Newton-Raphson Division is a means to divide by multiplying. Why would you want to do that? Well, even for computers division is harder (read slower) than multiplying.The trick is that $p/q$ is simply $p \cdot (1/q)$, so finding a means to compute a reciprocal by multiplying will reduce division to multiplication. (This trick is used by yeppp, a high performance library for computational mathematics.)
Well suppose we have $q$, we could try to use Newton's method to find $1/q$, as it is a solution to $f(x) = x - 1/q$. The Newton update step $x - f(x) / f'(x)$ simplifies to:
$$~ x - (x - 1/q)/ 1 = 1/q. ~$$That doesn't really help, as Newton's method is just $x_{i+1} = 1/q$ – that is it just jumps to the answer, the one we want to compute by some other means. That isn't so helpful.
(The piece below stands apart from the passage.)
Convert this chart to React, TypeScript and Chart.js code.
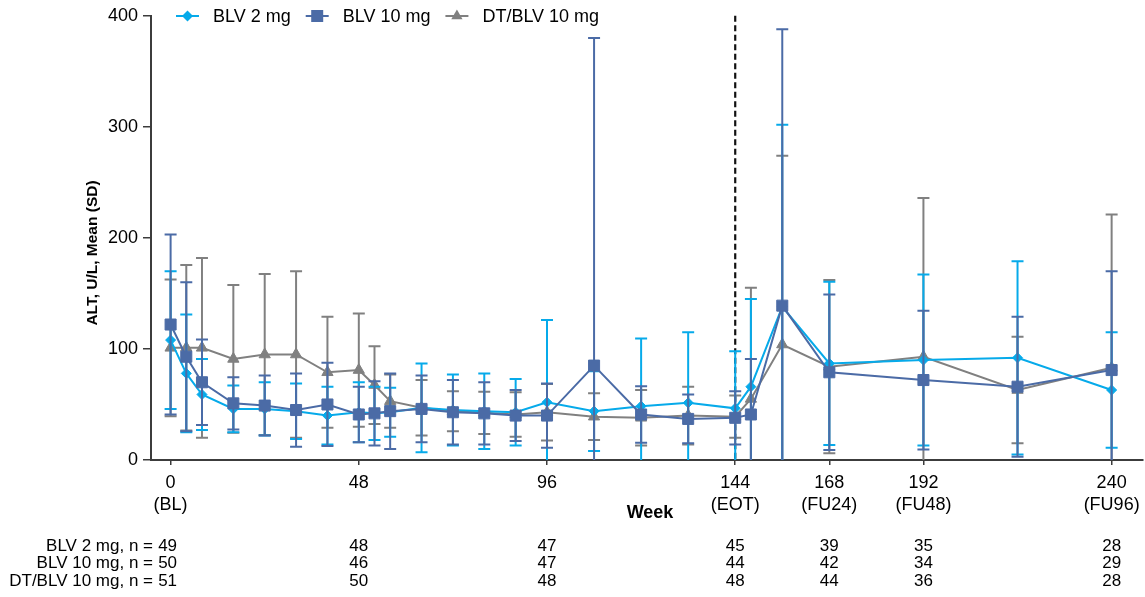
import React, { useEffect, useRef } from "react";
import { Chart, registerables } from "chart.js";

Chart.register(...registerables);

const FONT = "'Liberation Sans', Arial, Helvetica, sans-serif";

// ---- data ----
const weeks = [0, 4, 8, 16, 24, 32, 40, 48, 52, 56, 64, 72, 80, 88, 96, 108, 120, 132, 144, 148, 156, 168, 192, 216, 240];
const seriesNames = ["BLV 2 mg", "BLV 10 mg", "DT/BLV 10 mg"];

const blv2Mean = [108, 78, 59, 46, 46, 44, 40, 43, 42, 43, 47, 45, 44, 43, 52, 44, 48.5, 51.5, 46.5, 66, 138, 87, 90, 92, 63];
const blv2Sd = [62, 53, 32, 21, 24, 25, 26, 27, 24, 22, 40, 32, 34, 30, 74, 36, 61, 63.5, 51.5, 79, 164, 73.5, 77, 87, 52];

const blv10Mean = [122, 93, 70, 51, 49, 45, 50, 41, 42, 44, 46, 43, 42, 40, 40, 85, 41, 37, 38, 41, 139, 79, 72, 66, 81];
const blv10Sd = [81, 67, 38.5, 23.5, 27, 33, 37.5, 25, 29, 34, 30, 29, 28, 23, 29, 295, 25.5, 22, 24, 50, 249, 70, 62.5, 63, 89];

const dtMean = [101, 101, 101, 91, 95, 95, 79, 81, 67.5, 53, 47, 44, 42.5, 41, 43, 39, 38, 40, 39, 55, 104, 84, 93, 63, 83];
const dtSd = [61.5, 74.5, 81, 66.5, 72.5, 75, 50, 51, 35, 24, 25, 18, 19, 20, 25.5, 21, 25, 26, 19, 100, 170, 78, 143, 48, 138];

const xTickWeeks = [0, 48, 96, 144, 168, 192, 240];
const xTickLabels = [["0", "(BL)"], ["48"], ["96"], ["144", "(EOT)"], ["168", "(FU24)"], ["192", "(FU48)"], ["240", "(FU96)"]];
const yTickValues = [0, 100, 200, 300, 400];
const eotWeek = 144;

const tableWeeks = [0, 48, 96, 144, 168, 192, 240];
const nBlv2 = [49, 48, 47, 45, 39, 35, 28];
const nBlv10 = [50, 46, 47, 44, 42, 34, 29];
const nDt = [51, 50, 48, 48, 44, 36, 28];

const yTitle = "ALT, U/L, Mean (SD)";
const xTitle = "Week";

// ---- styles ----
const COLORS = ["#06AAEA", "#4B6BA6", "#808080"];
const AXIS = "#3C3C3C";

function drawMarker(ctx: CanvasRenderingContext2D, style: string, x: number, y: number, color: string) {
  ctx.fillStyle = color;
  ctx.beginPath();
  if (style === "rectRot") {
    const r = 5.5;
    ctx.moveTo(x - r, y); ctx.lineTo(x, y - r); ctx.lineTo(x + r, y); ctx.lineTo(x, y + r);
  } else if (style === "rect") {
    const s = 6;
    ctx.rect(x - s, y - s, 2 * s, 2 * s);
  } else {
    const r = 6.5;
    ctx.moveTo(x, y - r);
    ctx.lineTo(x + r * Math.sin((2 * Math.PI) / 3), y - r * Math.cos((2 * Math.PI) / 3));
    ctx.lineTo(x + r * Math.sin((4 * Math.PI) / 3), y - r * Math.cos((4 * Math.PI) / 3));
  }
  ctx.closePath();
  ctx.fill();
}

const errorBarPlugin = {
  id: "errorBars",
  beforeDatasetDraw(chart: any, args: any) {
    const ds = chart.data.datasets[args.index];
    const sd: number[] = ds.sd;
    if (!sd) return;
    const meta = args.meta;
    const yScale = chart.scales.y;
    const area = chart.chartArea;
    const ctx = chart.ctx as CanvasRenderingContext2D;
    ctx.save();
    ctx.beginPath();
    ctx.rect(area.left, area.top - 1, area.right - area.left, area.bottom - area.top + 1);
    ctx.clip();
    ctx.strokeStyle = ds.borderColor;
    ctx.lineWidth = 2;
    meta.data.forEach((pt: any, i: number) => {
      const v = ds.data[i].y;
      const s = sd[i];
      const yTop = yScale.getPixelForValue(v + s);
      const yBot = yScale.getPixelForValue(v - s);
      const x = pt.x;
      ctx.beginPath();
      ctx.moveTo(x, yTop); ctx.lineTo(x, yBot);
      ctx.moveTo(x - 6, yTop); ctx.lineTo(x + 6, yTop);
      ctx.moveTo(x - 6, yBot); ctx.lineTo(x + 6, yBot);
      ctx.stroke();
    });
    ctx.restore();
  },
};

const eotPlugin = {
  id: "eotLine",
  beforeDatasetsDraw(chart: any) {
    const ctx = chart.ctx as CanvasRenderingContext2D;
    const x = chart.scales.x.getPixelForValue(eotWeek);
    const area = chart.chartArea;
    ctx.save();
    ctx.strokeStyle = "#111";
    ctx.lineWidth = 2.2;
    ctx.setLineDash([6, 3.5]);
    ctx.beginPath();
    ctx.moveTo(x, area.top);
    ctx.lineTo(x, area.bottom);
    ctx.stroke();
    ctx.restore();
  },
};

const annotPlugin = {
  id: "annotations",
  afterDraw(chart: any) {
    const ctx = chart.ctx as CanvasRenderingContext2D;
    const xs = chart.scales.x;
    const area = chart.chartArea;
    ctx.save();
    // legend
    ctx.font = `18px ${FONT}`;
    ctx.textBaseline = "middle";
    ctx.textAlign = "left";
    let lx = 176;
    const ly = 16;
    chart.data.datasets.forEach((ds: any) => {
      ctx.strokeStyle = ds.borderColor;
      ctx.lineWidth = 2;
      ctx.beginPath();
      ctx.moveTo(lx, ly); ctx.lineTo(lx + 23, ly);
      ctx.stroke();
      drawMarker(ctx, ds.pointStyle, lx + 11.5, ly, ds.borderColor);
      ctx.fillStyle = "#000";
      ctx.fillText(ds.label, lx + 37, ly + 1);
      lx += 37 + ctx.measureText(ds.label).width + 15;
    });

    // x tick labels
    ctx.font = `18px ${FONT}`;
    ctx.fillStyle = "#000";
    ctx.textAlign = "center";
    ctx.textBaseline = "middle";
    xTickWeeks.forEach((w, i) => {
      const px = xs.getPixelForValue(w);
      xTickLabels[i].forEach((line, j) => {
        ctx.fillText(line, px, area.bottom + 23 + j * 22);
      });
    });

    // y title
    ctx.save();
    ctx.font = `bold 15.5px ${FONT}`;
    ctx.fillStyle = "#000";
    ctx.textAlign = "center";
    ctx.textBaseline = "middle";
    ctx.translate(92.5, 253);
    ctx.rotate(-Math.PI / 2);
    ctx.fillText(yTitle, 0, 0);
    ctx.restore();

    // x title
    ctx.font = `bold 18px ${FONT}`;
    ctx.fillStyle = "#000";
    ctx.textAlign = "center";
    ctx.textBaseline = "middle";
    ctx.fillText(xTitle, (area.left + area.right) / 2 + 3, 513);

    // n table
    const rows = [nBlv2, nBlv10, nDt];
    const rowY = [546, 563.5, 581];
    ctx.font = `17px ${FONT}`;
    rows.forEach((vals, r) => {
      ctx.textAlign = "right";
      ctx.fillText(`${seriesNames[r]}, n =`, 153, rowY[r]);
      ctx.textAlign = "center";
      vals.forEach((v, i) => {
        let px = xs.getPixelForValue(tableWeeks[i]);
        if (i === 0) px -= 3;
        ctx.fillText(String(v), px, rowY[r]);
      });
    });
    ctx.restore();
  },
};

export default function App() {
  const ref = useRef<HTMLCanvasElement>(null);
  useEffect(() => {
    document.body.style.margin = "0";
    const canvas = ref.current!;
    const toPts = (m: number[]) => m.map((y, i) => ({ x: weeks[i], y }));
    const mk = (i: number, mean: number[], sd: number[], style: string, radius: number, order: number) => ({
      label: seriesNames[i],
      data: toPts(mean),
      sd,
      borderColor: COLORS[i],
      backgroundColor: COLORS[i],
      pointBackgroundColor: COLORS[i],
      pointBorderColor: COLORS[i],
      pointBorderWidth: 1,
      pointStyle: style,
      pointRadius: radius,
      borderWidth: 2,
      tension: 0,
      order,
    });
    const chart = new Chart(canvas, {
      type: "line",
      data: {
        datasets: [
          mk(0, blv2Mean, blv2Sd, "rectRot", 5, 1),
          mk(1, blv10Mean, blv10Sd, "rect", 7.8, 0),
          mk(2, dtMean, dtSd, "triangle", 6.5, 2),
        ] as any,
      },
      options: {
        animation: false,
        responsive: false,
        layout: { autoPadding: false, padding: { top: 15, right: 2, left: 0, bottom: 0 } },
        plugins: { legend: { display: false }, tooltip: { enabled: false } },
        scales: {
          x: {
            type: "linear",
            min: -5,
            max: 248,
            afterBuildTicks: (s: any) => {
              s.ticks = xTickWeeks.map((v) => ({ value: v }));
            },
            afterFit: (s: any) => {
              s.height = 137;
            },
            ticks: { display: false },
            grid: { drawOnChartArea: false, drawTicks: true, tickLength: 5, color: AXIS, lineWidth: 1.5 },
            border: { display: true, color: AXIS, width: 2 },
          },
          y: {
            type: "linear",
            min: 0,
            max: 400,
            afterBuildTicks: (s: any) => {
              s.ticks = yTickValues.map((v) => ({ value: v }));
            },
            afterFit: (s: any) => {
              s.width = 151;
            },
            ticks: {
              padding: 5,
              color: "#000",
              font: { family: FONT, size: 18 },
            },
            grid: { drawOnChartArea: false, drawTicks: true, tickLength: 8, color: AXIS, lineWidth: 1.5 },
            border: { display: true, color: AXIS, width: 2 },
          },
        },
      } as any,
      plugins: [errorBarPlugin, eotPlugin, annotPlugin],
    });
    return () => chart.destroy();
  }, []);
  return (
    <div style={{ width: 1145, height: 597 }}>
      <canvas ref={ref} width={1145} height={597} style={{ display: "block" }} />
    </div>
  );
}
Let's try again, simplify the update step for a related function: $f(x) = 1/x - q$ and then write the julia code for one step of Newton's method (your answer should look something like $x = 1/2 \cdot (x + q/x)$, though that solves $\sqrt{q}$):
Now for $q$ in the interval $[1/2, 1]$ we want to get a good initial guess. Here is a claim. We can use $x_0=48/17 - 32/17 q$. Let's check:
Make a graph of both $y=1/x$ and $y=48/17 - 32/17 \cdot x$ on this interval. If you look closely you should see that the largest difference between the two graphs is at the endpoints and the midpoint. Can you see that from your graph?
From your graph estimate the largest difference:
Here is something that people have shown to be true: for any $q$ in $[1/2, 1]$ and with the initial guess $x_0 = 48/17 - 32/17q$, Newton's method will converge to 16 digits of accuracy in no more than this many steps:
$$~ \log_2(\frac{53 + 1}{\log_2(17)}). ~$$What is the smallest integer as large as this value?
For $q = 0.80$, find $1/q$ using the above. Write your commands showing all the steps you needed.
Finally, any thoughts on what to do to find $p/q$ this way if $q$ is not in the interval $[1/2, 1]$?